Prompt: Everything in the data should be repeated exactly, save for the images.

★ ★ ★ ★ ★

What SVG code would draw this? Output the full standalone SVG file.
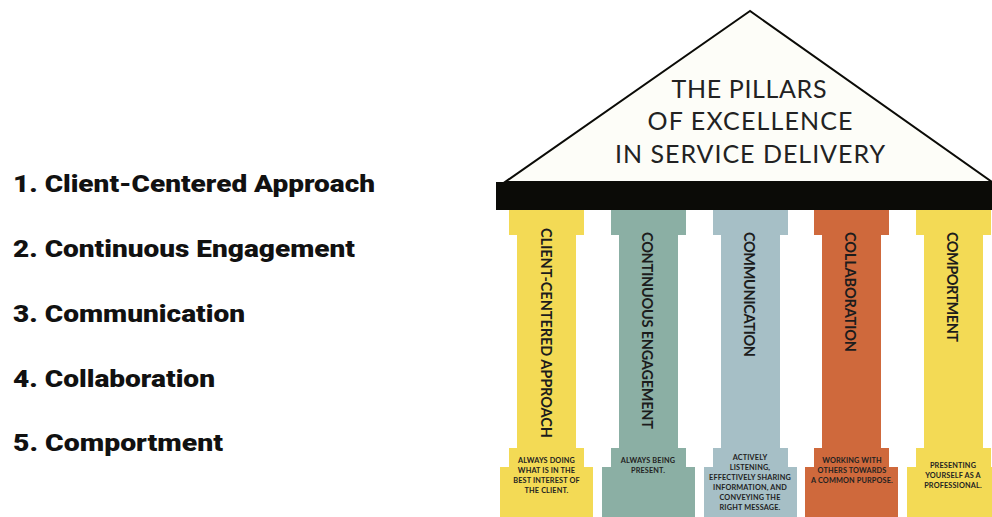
<svg xmlns="http://www.w3.org/2000/svg" width="992" height="517" viewBox="0 0 992 517">
  <defs>
    <style>
      .list { font-family: Roboto, Lato, "Noto Sans", sans-serif; font-weight: 900; font-size: 23.5px; fill: #111; font-variant-ligatures: none; }
      .title { font-family: Lato, "Noto Sans", sans-serif; font-weight: 400; font-size: 25px; fill: #222; text-anchor: middle; }
      .ptitle { font-family: Lato, "Noto Sans", sans-serif; font-weight: 700; font-size: 14.5px; fill: #1c1c1c; }
      .pnote { font-family: Lato, "Noto Sans", sans-serif; font-weight: 700; font-size: 7.3px; fill: #222; text-anchor: middle; letter-spacing: 0.15px; }
      .yellow { fill: #F3DA55; }
      .teal { fill: #8BAFA4; }
      .blue { fill: #A6BFC6; }
      .orange { fill: #CF693C; }
    </style>
    <!-- one column outline, capital left edge at x=0 -->
    <path id="column" d="M0 210 H75 V235 H67 V448 H75 V467 H84 V517 H-9 V467 H0 V448 H8 V235 H0 Z"/>
  </defs>

  <rect width="992" height="517" fill="#ffffff"/>

  <!-- numbered list -->
  <g id="list">
    <text class="list" x="13" y="192" textLength="362" lengthAdjust="spacingAndGlyphs">1. Client-Centered Approach</text>
    <text class="list" x="13" y="257" textLength="342" lengthAdjust="spacingAndGlyphs">2. Continuous Engagement</text>
    <text class="list" x="13" y="322" textLength="232" lengthAdjust="spacingAndGlyphs">3. Communication</text>
    <text class="list" x="13" y="387" textLength="202" lengthAdjust="spacingAndGlyphs">4. Collaboration</text>
    <text class="list" x="13" y="451" textLength="210" lengthAdjust="spacingAndGlyphs">5. Comportment</text>
  </g>

  <!-- pediment and beam -->
  <g id="roof">
    <polygon points="750,11 505,182 992,182" fill="#FDFDF8" stroke="#0B0B07" stroke-width="2" stroke-linejoin="miter"/>
    <rect x="496" y="182" width="496" height="28" fill="#0B0B07"/>
    <text class="title" x="749" y="98" textLength="155" lengthAdjust="spacing">THE PILLARS</text>
    <text class="title" x="750" y="130" textLength="205" lengthAdjust="spacing">OF EXCELLENCE</text>
    <text class="title" x="750" y="163" textLength="270" lengthAdjust="spacing">IN SERVICE DELIVERY</text>
  </g>

  <g id="pillar-1">
    <use href="#column" x="509" class="yellow"/>
    <text class="ptitle" transform="translate(541,228) rotate(90)" textLength="210" lengthAdjust="spacing">CLIENT-CENTERED APPROACH</text>
    <text class="pnote" x="546.5" y="463">ALWAYS DOING</text>
    <text class="pnote" x="546.5" y="473">WHAT IS IN THE</text>
    <text class="pnote" x="546.5" y="483">BEST INTEREST OF</text>
    <text class="pnote" x="546.5" y="493">THE CLIENT.</text>
  </g>

  <g id="pillar-2">
    <use href="#column" x="611" class="teal"/>
    <text class="ptitle" transform="translate(642,232) rotate(90)" textLength="197" lengthAdjust="spacing">CONTINUOUS ENGAGEMENT</text>
    <text class="pnote" x="648" y="462.5">ALWAYS BEING</text>
    <text class="pnote" x="648" y="472.5">PRESENT.</text>
  </g>

  <g id="pillar-3">
    <use href="#column" x="713" class="blue"/>
    <text class="ptitle" transform="translate(743.5,232) rotate(90)" textLength="125" lengthAdjust="spacing">COMMUNICATION</text>
    <text class="pnote" x="750" y="459.5">ACTIVELY</text>
    <text class="pnote" x="750" y="469.5">LISTENING,</text>
    <text class="pnote" x="750" y="479.5">EFFECTIVELY SHARING</text>
    <text class="pnote" x="750" y="489.5">INFORMATION, AND</text>
    <text class="pnote" x="750" y="499.5">CONVEYING THE</text>
    <text class="pnote" x="750" y="509.5">RIGHT MESSAGE.</text>
  </g>

  <g id="pillar-4">
    <use href="#column" x="814" class="orange"/>
    <text class="ptitle" transform="translate(844.5,232) rotate(90)" textLength="120" lengthAdjust="spacing">COLLABORATION</text>
    <text class="pnote" x="852" y="463">WORKING WITH</text>
    <text class="pnote" x="852" y="473">OTHERS TOWARDS</text>
    <text class="pnote" x="852" y="483">A COMMON PURPOSE.</text>
  </g>

  <g id="pillar-5">
    <use href="#column" x="916" class="yellow"/>
    <text class="ptitle" transform="translate(946.7,232) rotate(90)" textLength="110" lengthAdjust="spacing">COMPORTMENT</text>
    <text class="pnote" x="953" y="468">PRESENTING</text>
    <text class="pnote" x="953" y="477.5">YOURSELF AS A</text>
    <text class="pnote" x="953" y="487.5">PROFESSIONAL.</text>
  </g>
</svg>
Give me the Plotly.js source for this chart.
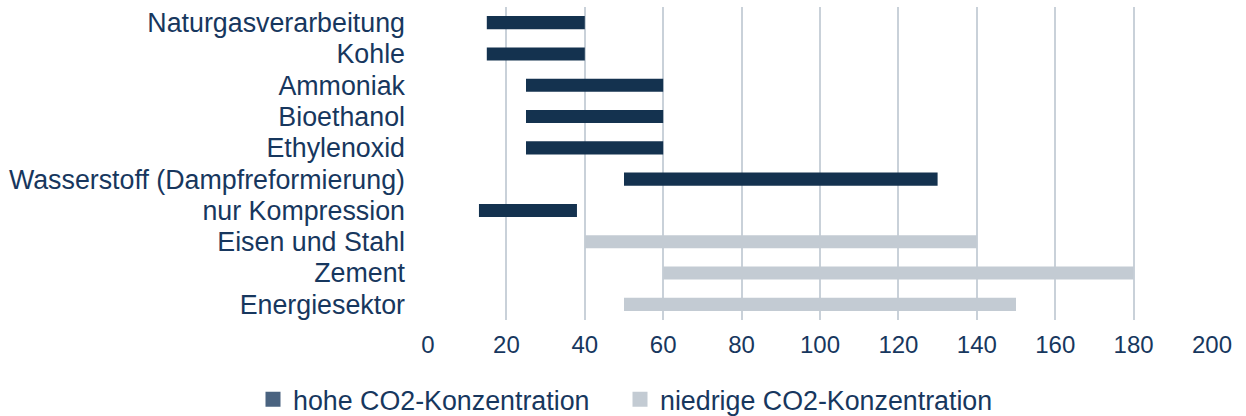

★ ★ ★ ★ ★

Result for this task:
What SVG code would draw this? Output the full standalone SVG file.
<svg xmlns="http://www.w3.org/2000/svg" width="992" height="517" viewBox="0 0 992 517">
  <defs>
    <style>
      .list { font-family: Roboto, Lato, "Noto Sans", sans-serif; font-weight: 900; font-size: 23.5px; fill: #111; font-variant-ligatures: none; }
      .title { font-family: Lato, "Noto Sans", sans-serif; font-weight: 400; font-size: 25px; fill: #222; text-anchor: middle; }
      .ptitle { font-family: Lato, "Noto Sans", sans-serif; font-weight: 700; font-size: 14.5px; fill: #1c1c1c; }
      .pnote { font-family: Lato, "Noto Sans", sans-serif; font-weight: 700; font-size: 7.3px; fill: #222; text-anchor: middle; letter-spacing: 0.15px; }
      .yellow { fill: #F3DA55; }
      .teal { fill: #8BAFA4; }
      .blue { fill: #A6BFC6; }
      .orange { fill: #CF693C; }
    </style>
    <!-- one column outline, capital left edge at x=0 -->
    <path id="column" d="M0 210 H75 V235 H67 V448 H75 V467 H84 V517 H-9 V467 H0 V448 H8 V235 H0 Z"/>
  </defs>

  <rect width="992" height="517" fill="#ffffff"/>

  <!-- numbered list -->
  <g id="list">
    <text class="list" x="13" y="192" textLength="362" lengthAdjust="spacingAndGlyphs">1. Client-Centered Approach</text>
    <text class="list" x="13" y="257" textLength="342" lengthAdjust="spacingAndGlyphs">2. Continuous Engagement</text>
    <text class="list" x="13" y="322" textLength="232" lengthAdjust="spacingAndGlyphs">3. Communication</text>
    <text class="list" x="13" y="387" textLength="202" lengthAdjust="spacingAndGlyphs">4. Collaboration</text>
    <text class="list" x="13" y="451" textLength="210" lengthAdjust="spacingAndGlyphs">5. Comportment</text>
  </g>

  <!-- pediment and beam -->
  <g id="roof">
    <polygon points="750,11 505,182 992,182" fill="#FDFDF8" stroke="#0B0B07" stroke-width="2" stroke-linejoin="miter"/>
    <rect x="496" y="182" width="496" height="28" fill="#0B0B07"/>
    <text class="title" x="749" y="98" textLength="155" lengthAdjust="spacing">THE PILLARS</text>
    <text class="title" x="750" y="130" textLength="205" lengthAdjust="spacing">OF EXCELLENCE</text>
    <text class="title" x="750" y="163" textLength="270" lengthAdjust="spacing">IN SERVICE DELIVERY</text>
  </g>

  <g id="pillar-1">
    <use href="#column" x="509" class="yellow"/>
    <text class="ptitle" transform="translate(541,228) rotate(90)" textLength="210" lengthAdjust="spacing">CLIENT-CENTERED APPROACH</text>
    <text class="pnote" x="546.5" y="463">ALWAYS DOING</text>
    <text class="pnote" x="546.5" y="473">WHAT IS IN THE</text>
    <text class="pnote" x="546.5" y="483">BEST INTEREST OF</text>
    <text class="pnote" x="546.5" y="493">THE CLIENT.</text>
  </g>

  <g id="pillar-2">
    <use href="#column" x="611" class="teal"/>
    <text class="ptitle" transform="translate(642,232) rotate(90)" textLength="197" lengthAdjust="spacing">CONTINUOUS ENGAGEMENT</text>
    <text class="pnote" x="648" y="462.5">ALWAYS BEING</text>
    <text class="pnote" x="648" y="472.5">PRESENT.</text>
  </g>

  <g id="pillar-3">
    <use href="#column" x="713" class="blue"/>
    <text class="ptitle" transform="translate(743.5,232) rotate(90)" textLength="125" lengthAdjust="spacing">COMMUNICATION</text>
    <text class="pnote" x="750" y="459.5">ACTIVELY</text>
    <text class="pnote" x="750" y="469.5">LISTENING,</text>
    <text class="pnote" x="750" y="479.5">EFFECTIVELY SHARING</text>
    <text class="pnote" x="750" y="489.5">INFORMATION, AND</text>
    <text class="pnote" x="750" y="499.5">CONVEYING THE</text>
    <text class="pnote" x="750" y="509.5">RIGHT MESSAGE.</text>
  </g>

  <g id="pillar-4">
    <use href="#column" x="814" class="orange"/>
    <text class="ptitle" transform="translate(844.5,232) rotate(90)" textLength="120" lengthAdjust="spacing">COLLABORATION</text>
    <text class="pnote" x="852" y="463">WORKING WITH</text>
    <text class="pnote" x="852" y="473">OTHERS TOWARDS</text>
    <text class="pnote" x="852" y="483">A COMMON PURPOSE.</text>
  </g>

  <g id="pillar-5">
    <use href="#column" x="916" class="yellow"/>
    <text class="ptitle" transform="translate(946.7,232) rotate(90)" textLength="110" lengthAdjust="spacing">COMPORTMENT</text>
    <text class="pnote" x="953" y="468">PRESENTING</text>
    <text class="pnote" x="953" y="477.5">YOURSELF AS A</text>
    <text class="pnote" x="953" y="487.5">PROFESSIONAL.</text>
  </g>
</svg>
Give me the Plotly.js source for this chart.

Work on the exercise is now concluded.